→ **Exercise details**
Go through the entries below, tally each line with the string "this", and give the final number by itself.

→ **Input material**
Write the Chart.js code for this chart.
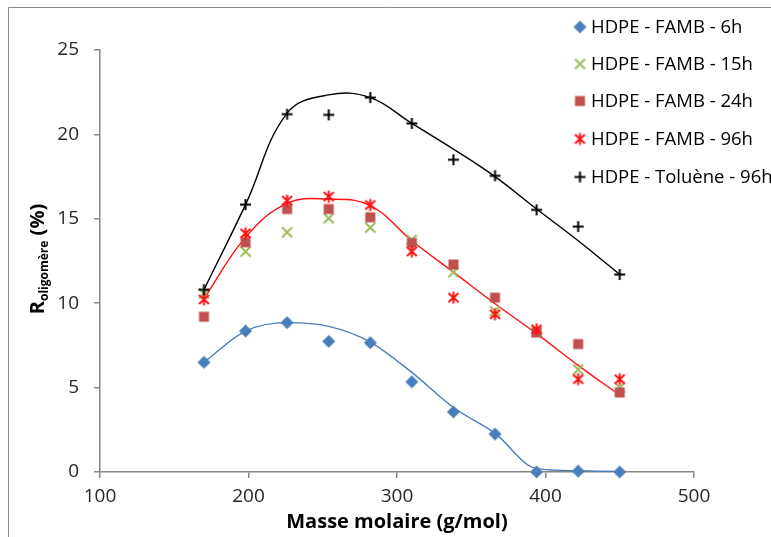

==

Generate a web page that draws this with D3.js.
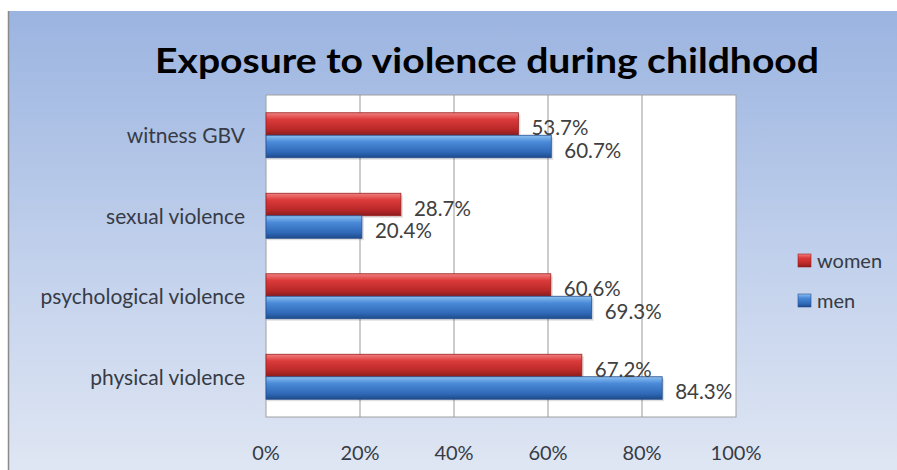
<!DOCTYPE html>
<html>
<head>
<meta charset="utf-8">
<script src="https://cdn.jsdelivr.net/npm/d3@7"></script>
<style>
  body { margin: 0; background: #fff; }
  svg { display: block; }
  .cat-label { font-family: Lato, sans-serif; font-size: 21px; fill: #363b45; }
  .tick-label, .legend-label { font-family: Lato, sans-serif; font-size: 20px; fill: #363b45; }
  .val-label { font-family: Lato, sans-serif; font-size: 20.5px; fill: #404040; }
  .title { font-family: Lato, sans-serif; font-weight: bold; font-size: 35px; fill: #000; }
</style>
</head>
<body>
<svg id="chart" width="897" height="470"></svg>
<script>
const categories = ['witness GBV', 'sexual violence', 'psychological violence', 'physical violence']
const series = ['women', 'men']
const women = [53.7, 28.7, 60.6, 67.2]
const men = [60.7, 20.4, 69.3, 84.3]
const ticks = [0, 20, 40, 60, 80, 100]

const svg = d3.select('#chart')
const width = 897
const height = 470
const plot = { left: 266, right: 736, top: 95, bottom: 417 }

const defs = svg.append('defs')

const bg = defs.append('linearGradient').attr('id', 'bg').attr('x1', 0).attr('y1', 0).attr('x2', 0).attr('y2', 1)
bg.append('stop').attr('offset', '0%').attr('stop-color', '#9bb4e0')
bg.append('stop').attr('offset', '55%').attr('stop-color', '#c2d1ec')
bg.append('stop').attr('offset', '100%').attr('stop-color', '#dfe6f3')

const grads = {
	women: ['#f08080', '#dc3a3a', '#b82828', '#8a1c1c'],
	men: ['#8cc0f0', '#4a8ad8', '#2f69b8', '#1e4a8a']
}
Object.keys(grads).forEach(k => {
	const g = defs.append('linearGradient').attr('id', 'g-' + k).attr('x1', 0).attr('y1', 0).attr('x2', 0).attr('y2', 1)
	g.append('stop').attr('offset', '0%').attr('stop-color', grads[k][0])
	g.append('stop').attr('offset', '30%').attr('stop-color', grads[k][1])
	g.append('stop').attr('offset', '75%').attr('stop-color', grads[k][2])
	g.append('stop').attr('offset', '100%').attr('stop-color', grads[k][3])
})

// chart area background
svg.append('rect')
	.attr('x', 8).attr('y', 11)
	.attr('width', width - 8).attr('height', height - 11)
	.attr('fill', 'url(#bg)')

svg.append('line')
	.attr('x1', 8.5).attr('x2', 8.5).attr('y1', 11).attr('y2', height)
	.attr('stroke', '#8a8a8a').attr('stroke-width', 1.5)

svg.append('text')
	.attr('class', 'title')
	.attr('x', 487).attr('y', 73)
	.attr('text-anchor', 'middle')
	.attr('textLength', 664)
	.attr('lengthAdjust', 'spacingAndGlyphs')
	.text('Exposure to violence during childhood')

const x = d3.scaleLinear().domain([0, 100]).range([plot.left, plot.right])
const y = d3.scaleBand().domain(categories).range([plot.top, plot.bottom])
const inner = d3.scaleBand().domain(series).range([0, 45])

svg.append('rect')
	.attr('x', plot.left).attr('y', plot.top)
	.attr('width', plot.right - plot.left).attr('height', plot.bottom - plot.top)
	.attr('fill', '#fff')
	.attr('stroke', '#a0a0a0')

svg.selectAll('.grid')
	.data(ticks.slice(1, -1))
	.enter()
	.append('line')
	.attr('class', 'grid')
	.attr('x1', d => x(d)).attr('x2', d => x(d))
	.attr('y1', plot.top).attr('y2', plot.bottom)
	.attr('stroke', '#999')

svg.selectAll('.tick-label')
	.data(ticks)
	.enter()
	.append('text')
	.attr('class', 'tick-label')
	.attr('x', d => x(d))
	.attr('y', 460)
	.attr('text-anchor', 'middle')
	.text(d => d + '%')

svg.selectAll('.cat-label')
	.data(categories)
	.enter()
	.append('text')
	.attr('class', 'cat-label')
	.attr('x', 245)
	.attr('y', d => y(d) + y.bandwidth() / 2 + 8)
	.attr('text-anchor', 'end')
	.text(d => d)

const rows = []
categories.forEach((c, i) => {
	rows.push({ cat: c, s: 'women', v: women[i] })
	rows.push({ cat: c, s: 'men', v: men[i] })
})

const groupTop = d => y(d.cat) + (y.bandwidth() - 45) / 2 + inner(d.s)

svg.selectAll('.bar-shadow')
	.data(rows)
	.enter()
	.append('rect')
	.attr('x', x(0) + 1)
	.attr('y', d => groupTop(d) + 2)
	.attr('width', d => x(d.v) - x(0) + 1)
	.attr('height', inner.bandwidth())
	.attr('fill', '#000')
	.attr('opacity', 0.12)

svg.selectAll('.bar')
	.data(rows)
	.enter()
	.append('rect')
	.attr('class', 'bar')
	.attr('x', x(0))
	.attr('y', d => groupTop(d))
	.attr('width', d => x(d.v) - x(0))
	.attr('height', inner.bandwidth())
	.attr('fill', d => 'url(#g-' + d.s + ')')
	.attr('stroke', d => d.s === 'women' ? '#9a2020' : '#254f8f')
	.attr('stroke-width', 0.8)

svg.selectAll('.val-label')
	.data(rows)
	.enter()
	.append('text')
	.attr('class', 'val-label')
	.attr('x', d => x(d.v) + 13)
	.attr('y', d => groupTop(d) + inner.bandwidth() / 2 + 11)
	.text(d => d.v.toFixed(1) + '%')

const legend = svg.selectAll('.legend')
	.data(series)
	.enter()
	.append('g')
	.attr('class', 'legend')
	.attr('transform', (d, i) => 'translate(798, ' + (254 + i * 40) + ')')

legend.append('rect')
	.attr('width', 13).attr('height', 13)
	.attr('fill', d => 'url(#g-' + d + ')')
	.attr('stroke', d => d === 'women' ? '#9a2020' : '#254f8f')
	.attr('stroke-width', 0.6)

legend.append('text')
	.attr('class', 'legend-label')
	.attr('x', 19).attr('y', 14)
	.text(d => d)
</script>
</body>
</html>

→ **Answer below**
2